SOURCE MATERIAL -
BEGIN
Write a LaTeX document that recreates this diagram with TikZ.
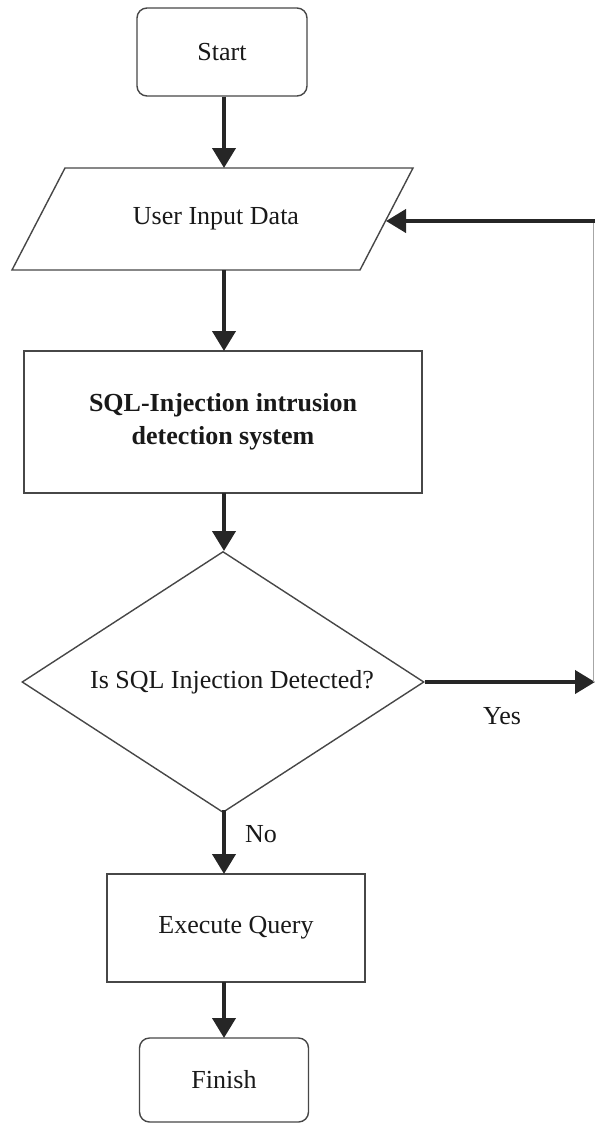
\documentclass[tikz,border=0pt]{standalone}
\usepackage{fontspec}
\setmainfont{Liberation Serif}
\usetikzlibrary{arrows.meta,shapes.geometric,calc}
\begin{document}
\begin{tikzpicture}[x=1pt,y=-1pt,
  box/.style={draw=black!72, line width=1.4pt, fill=white, inner sep=0pt,
    font=\fontsize{26}{33}\selectfont, text=black!90},
  term/.style={box, rounded corners=10pt},
  flow/.style={line width=4pt, draw=black!85, -{Triangle[length=20pt,width=23pt]}},
  feed/.style={line width=1pt, draw=black!35},
  lbl/.style={font=\fontsize{26}{30}\selectfont, text=black!90, inner sep=0pt}
]
\useasboundingbox (0,0) rectangle (595,1125);

% terminals and process boxes
\node[term, minimum width=170pt, minimum height=88pt] (start) at (222,52) {Start};

% input parallelogram
\coordinate (pBL) at (12,270);
\coordinate (pBR) at (360,270);
\coordinate (pTR) at (413,168);
\coordinate (pTL) at (65,168);
\draw[box] (pBL) -- (pBR) -- (pTR) -- (pTL) -- cycle;
\node[lbl] (input) at (216,219) {User Input Data};
\coordinate (inTop) at (224,168);
\coordinate (inBot) at (224,270);
\coordinate (inRight) at (386,221);

\node[box, minimum width=398pt, minimum height=142pt, align=center,
      font=\fontsize{26}{33}\selectfont\bfseries] (ids) at (223,422)
  {SQL-Injection intrusion\\detection system};

\node[box, shape=diamond, aspect=1.6, minimum width=402pt, minimum height=261pt] (dec) at (223,682)
  {\hspace*{18pt}Is SQL Injection Detected?};

\node[box, minimum width=258pt, minimum height=108pt] (exec) at (236,928) {Execute Query};

\node[term, minimum width=169pt, minimum height=84pt] (finish) at (224,1080) {Finish};

% main flow along the vertical axis
\coordinate (idsTop) at (224,351);
\coordinate (idsBot) at (224,493);
\coordinate (decTop) at (224,551);
\coordinate (decBot) at (224,810);
\coordinate (execTop) at (224,874);
\coordinate (execBot) at (224,982);
\coordinate (finTop) at (224,1038);
\draw[flow] (start.south -| inTop) -- (inTop);
\draw[flow] (inBot) -- (idsTop);
\draw[flow] (idsBot) -- (decTop);
\draw[flow] (decBot) -- (execTop);
\draw[flow] (execBot) -- (finTop);

% loop back when an injection is found
\coordinate (yesEnd) at (595,682);
\coordinate (loopCorner) at (593,682);
\coordinate (loopTop) at (593,221);
\coordinate (loopStart) at (595,221);
\draw[flow] (dec.east) -- (yesEnd);
\draw[feed] (loopCorner) -- (loopTop);
\draw[flow] (loopStart) -- (inRight);

% branch labels
\node[lbl] (yes) at (502,716) {Yes};
\node[lbl] (no) at (261,834) {No};
\end{tikzpicture}
\end{document}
END
EXERCISE DIRECTIONS - Set the lines above down again, word for word, from the first through the one containing "(0,0) rectangle (595,1125);"; pictures excluded.

REPLY -
Write a LaTeX document that recreates this diagram with TikZ.
\documentclass[tikz,border=0pt]{standalone}
\usepackage{fontspec}
\setmainfont{Liberation Serif}
\usetikzlibrary{arrows.meta,shapes.geometric,calc}
\begin{document}
\begin{tikzpicture}[x=1pt,y=-1pt,
  box/.style={draw=black!72, line width=1.4pt, fill=white, inner sep=0pt,
    font=\fontsize{26}{33}\selectfont, text=black!90},
  term/.style={box, rounded corners=10pt},
  flow/.style={line width=4pt, draw=black!85, -{Triangle[length=20pt,width=23pt]}},
  feed/.style={line width=1pt, draw=black!35},
  lbl/.style={font=\fontsize{26}{30}\selectfont, text=black!90, inner sep=0pt}
]
\useasboundingbox (0,0) rectangle (595,1125);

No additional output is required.